Alexander Nikolaevich Pomorsky (17 August 1891 – 1977) was a Russian poet. He was active in Russian Revolution and Proletkult.

He published his first poems in 1908. In that same year he joined the Bolshevik faction of the Russian Social Democratic Labor Party.

In August 1915 he intervened in a public debate in Kharkov at which supporters of the Russian Empire's participation in the First World War were discussing the issue of "the importance of the military industrial committees and the participation of workers in the country's defense," Pomorsky spoke against the war and received not only a warm response from the audience but also a two year prison sentence.

In 1917, he published his first book of poems Песни борьбы (Songs of the Struggle) followed by Цветы восстания (Flowers of the Rebellion) in 1918. He wrote for Pravda before moving to Tambov where he settled in Kozlov (renamed Michurinsk in 1934). Here he edited Izvestia, the newspaper of the Kozlov Soviet. In September 1918 he headed the newly formed Tambov Proletkult, a left-wing workers' cultural organisation. He was involved in making sure books were published and that the town had a thriving theatrical culture..

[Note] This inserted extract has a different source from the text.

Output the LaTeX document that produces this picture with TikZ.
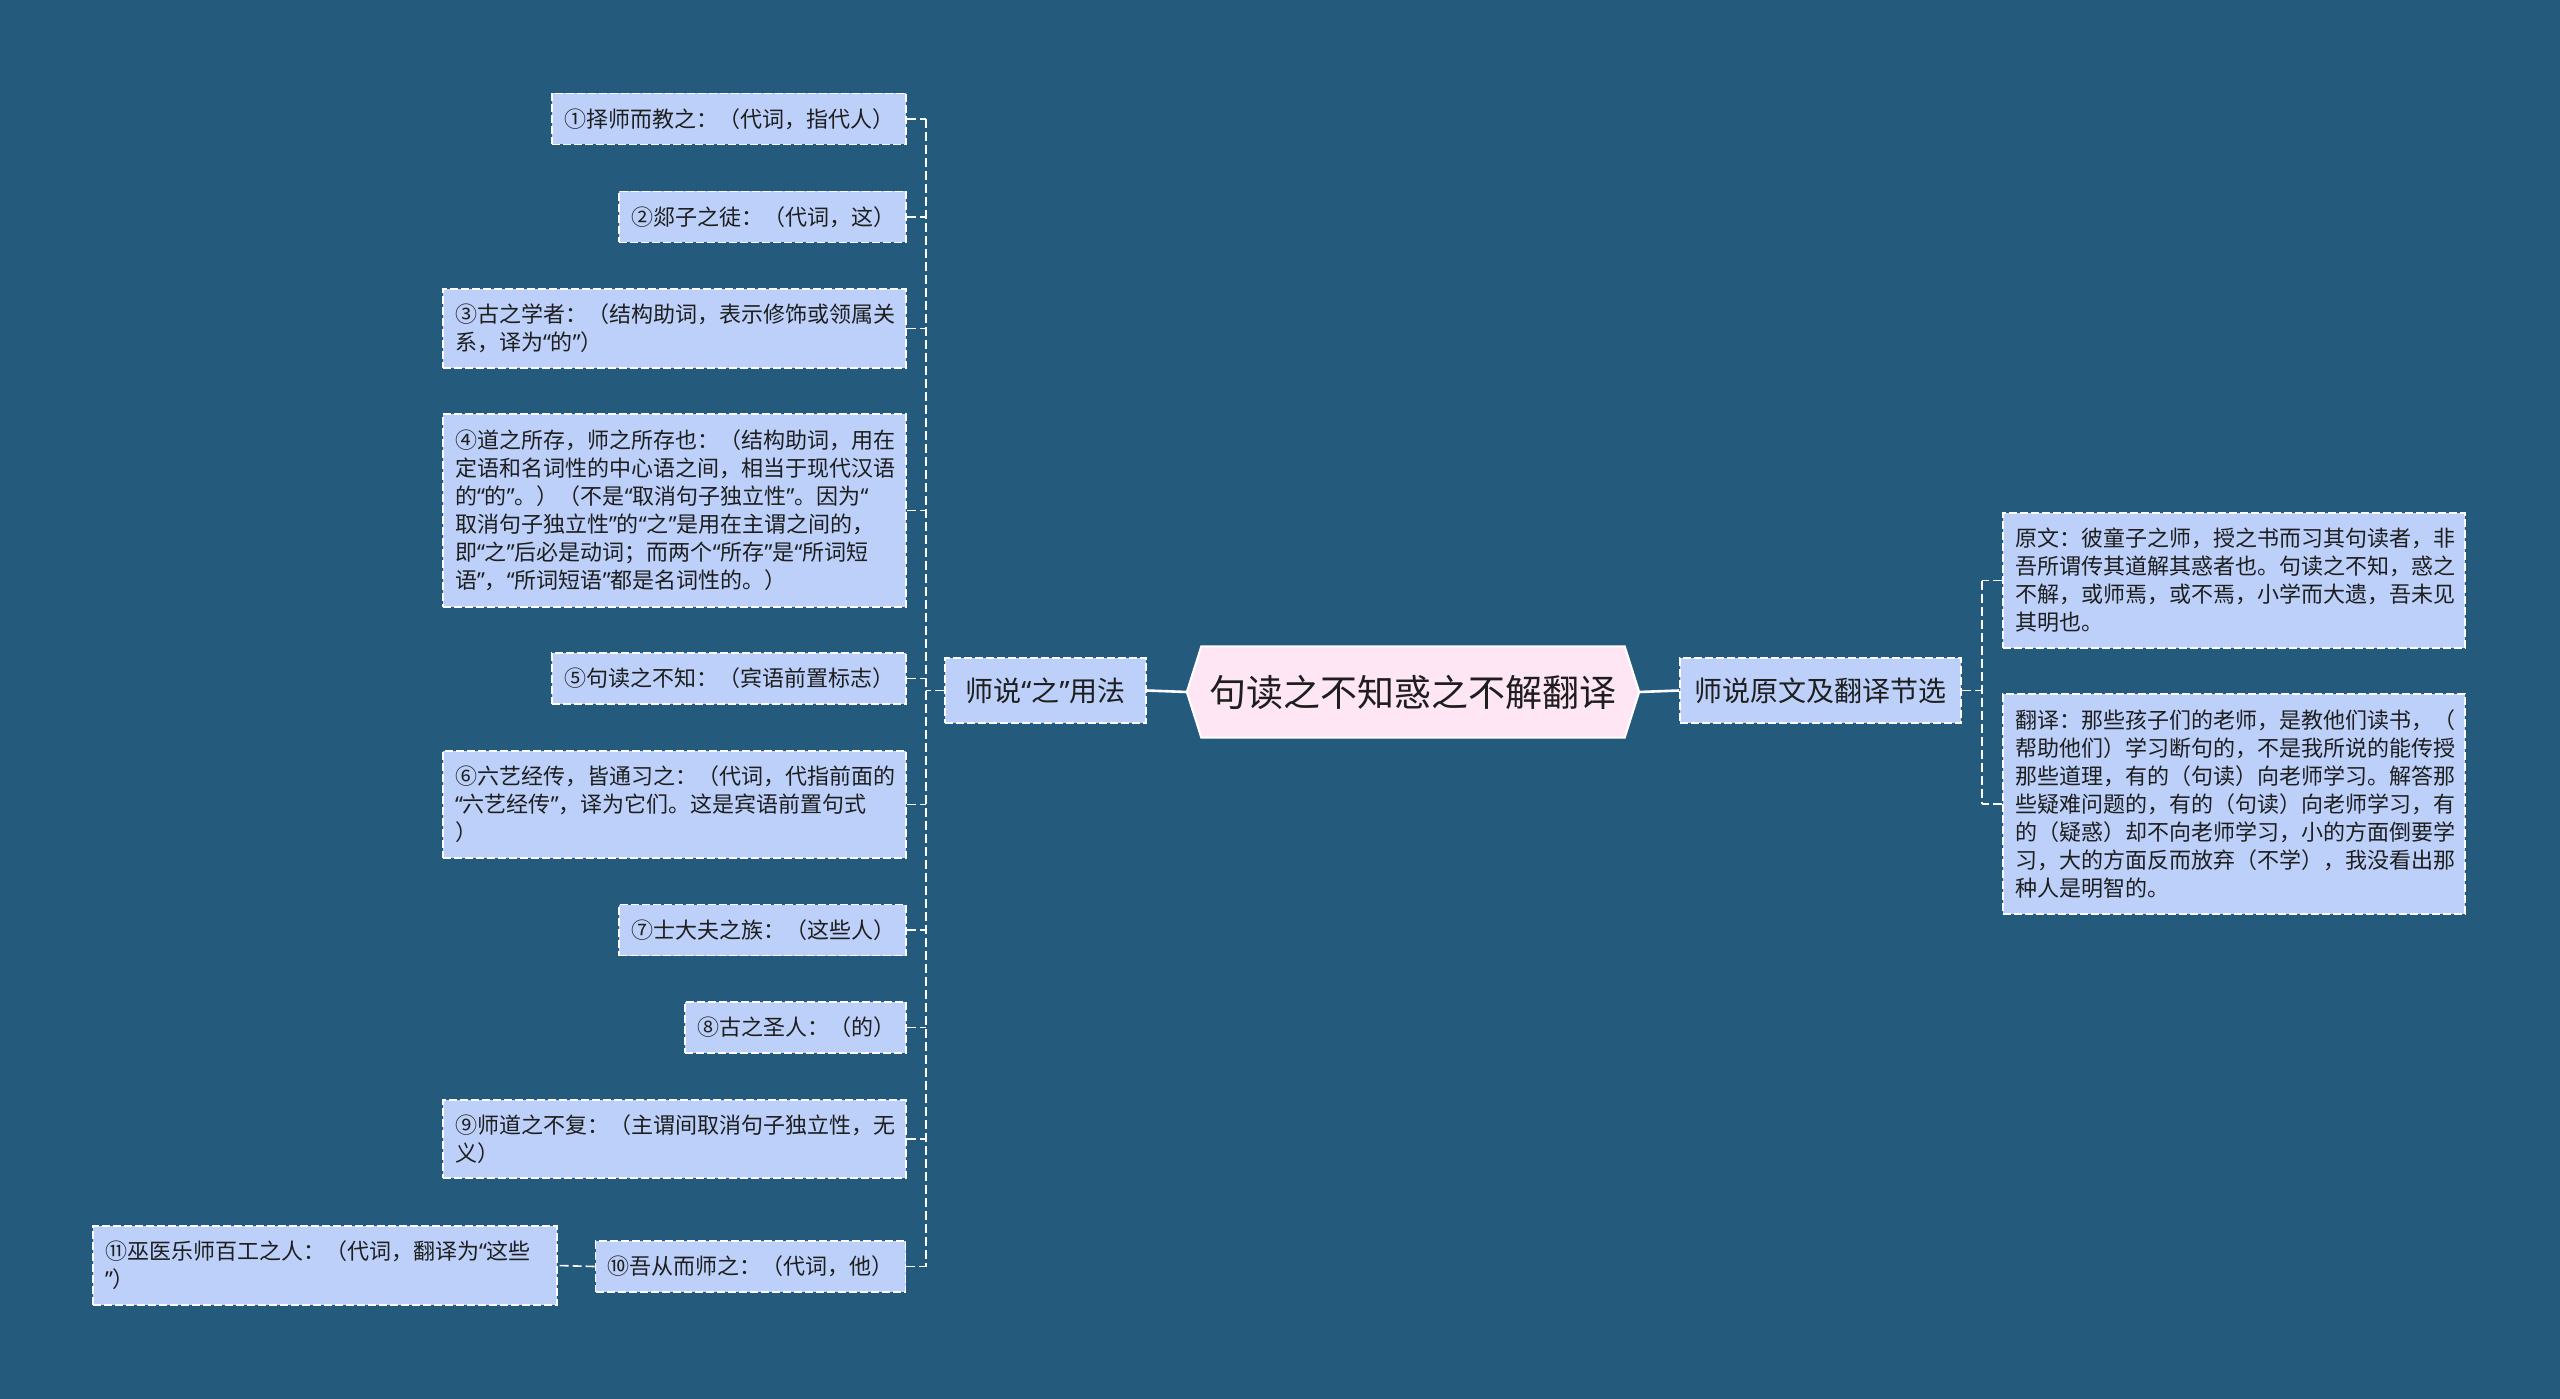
\documentclass[tikz,border=0pt]{standalone}
\usepackage{fontspec}
\newfontfamily\cjk{Noto Sans CJK SC}
\newfontfamily\latq{Noto Sans}
\newcommand\myql{{\latq “}}
\newcommand\myqr{{\latq ”}}
\usetikzlibrary{calc}
\pgfdeclarelayer{back}
\pgfsetlayers{back,main}
\definecolor{bgc}{HTML}{245A7C}
\definecolor{leaf}{HTML}{BCD0F9}
\definecolor{ctr}{HTML}{FFE6F5}
\definecolor{ink}{HTML}{1E1E1E}
\begin{document}
\begin{tikzpicture}[x=1pt,y=-1pt,
  leafbox/.style={draw=white, line width=1.6pt, dash pattern=on 8pt off 3pt, fill=leaf, text=ink,
    font=\cjk\fontsize{22}{28}\selectfont, align=left, inner xsep=12pt, inner ysep=0pt, minimum height=51pt},
  midbox/.style={draw=white, line width=1.6pt, dash pattern=on 8pt off 3pt, fill=leaf, text=ink,
    font=\cjk\fontsize{28}{34}\selectfont, inner xsep=14pt, inner ysep=0pt, minimum height=65pt},
  conn/.style={draw=white, line width=1.6pt, dash pattern=on 9pt off 4pt},
  solidconn/.style={draw=white, line width=2.6pt}]
\begin{pgfonlayer}{back}
\fill[bgc] (0,0) rectangle (2560,1399);
\end{pgfonlayer}
\useasboundingbox (0,0) rectangle (2560,1399);

% centre
\node[font=\cjk\fontsize{37}{44}\selectfont, text=ink, minimum width=423pt, minimum height=91pt, inner sep=0pt] (c) at (1413,692) {句读之不知惑之不解翻译};
\coordinate (cL) at ($(c.west)+(-14.5pt,0pt)$);
\coordinate (cR) at ($(c.east)+(14.5pt,0pt)$);
\begin{pgfonlayer}{back}
\filldraw[fill=ctr, draw=white, line width=2pt] (c.north west) -- (c.north east) -- (cR) -- (c.south east) -- (c.south west) -- (cL) -- cycle;
\end{pgfonlayer}

% mid nodes
\node[midbox, minimum width=201pt] (m1) at (1045.5,690.5) {师说\myql 之\myqr 用法};
\node[midbox, minimum width=281pt] (m2) at (1820.5,690.5) {师说原文及翻译节选};

% left leaves
\node[leafbox, text width=330pt] (n1) at (729,119) {①择师而教之：（代词，指代人）};
\node[leafbox, text width=263pt] (n2) at (762.5,217) {②郯子之徒：（代词，这）};
\node[leafbox, text width=439pt, minimum height=79pt] (n3) at (674.5,328.5) {③古之学者：（结构助词，表示修饰或领属关\\系，译为\myql 的\myqr ）};
\node[leafbox, text width=439pt, minimum height=193pt] (n4) at (674.5,510.5) {④道之所存，师之所存也：（结构助词，用在\\定语和名词性的中心语之间，相当于现代汉语\\的\myql 的\myqr 。）（不是\myql 取消句子独立性\myqr 。因为\myql\\取消句子独立性\myqr 的\myql 之\myqr 是用在主谓之间的，\\即\myql 之\myqr 后必是动词；而两个\myql 所存\myqr 是\myql 所词短\\语\myqr ，\myql 所词短语\myqr 都是名词性的。）};
\node[leafbox, text width=330pt] (n5) at (729,678.5) {⑤句读之不知：（宾语前置标志）};
\node[leafbox, text width=439pt, minimum height=107pt] (n6) at (674.5,804.5) {⑥六艺经传，皆通习之：（代词，代指前面的\\\myql 六艺经传\myqr ，译为它们。这是宾语前置句式\\）};
\node[leafbox, text width=263pt] (n7) at (762.5,930) {⑦士大夫之族：（这些人）};
\node[leafbox, text width=197pt] (n8) at (795.5,1027.5) {⑧古之圣人：（的）};
\node[leafbox, text width=439pt, minimum height=78pt] (n9) at (674.5,1139) {⑨师道之不复：（主谓间取消句子独立性，无\\义）};
\node[leafbox, text width=286pt] (n10) at (750.5,1266.5) {⑩吾从而师之：（代词，他）};
\node[leafbox, text width=440pt, minimum height=79pt] (n11) at (325,1265.5) {⑪巫医乐师百工之人：（代词，翻译为\myql 这些\\\myqr ）};

% right leaves
\node[leafbox, text width=438pt, minimum height=135pt] (r1) at (2234,580.5) {原文：彼童子之师，授之书而习其句读者，非\\吾所谓传其道解其惑者也。句读之不知，惑之\\不解，或师焉，或不焉，小学而大遗，吾未见\\其明也。};
\node[leafbox, text width=438pt, minimum height=220pt] (r2) at (2234,804) {翻译：那些孩子们的老师，是教他们读书，（\\帮助他们）学习断句的，不是我所说的能传授\\那些道理，有的（句读）向老师学习。解答那\\些疑难问题的，有的（句读）向老师学习，有\\的（疑惑）却不向老师学习，小的方面倒要学\\习，大的方面反而放弃（不学），我没看出那\\种人是明智的。};

% spines
\coordinate (sL) at (926,692);
\coordinate (sR) at (1982,692);

% connectors
\draw[solidconn] (cL) -- (m1.east);
\draw[solidconn] (cR) -- (m2.west);
\draw[conn] (n1.east -| sL) -- (n10.east -| sL);
\foreach \i in {1,...,10} {\draw[conn] (n\i.east) -- (n\i.east -| sL);}
\draw[conn] (m1.west) -- (m1.west -| sL);
\draw[conn] (n10.west) -- (n11.east);
\draw[conn] (m2.east) -- (m2.east -| sR);
\draw[conn] (r1.west -| sR) -- (r2.west -| sR);
\draw[conn] (r1.west) -- (r1.west -| sR);
\draw[conn] (r2.west) -- (r2.west -| sR);
\end{tikzpicture}
\end{document}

Following end of the civil war, Pomorsky went Sukhum where he worked in Political Education for three years then moving to Tiflis to continue his political work. By the 30s he was living in Moscow. In the 1920s and 1930s, he wrote several wrote poems dedicated to the transformations taking place in the Transcaucasus.

The collection Стихи и песни (Poems and Songs) was published in 1936.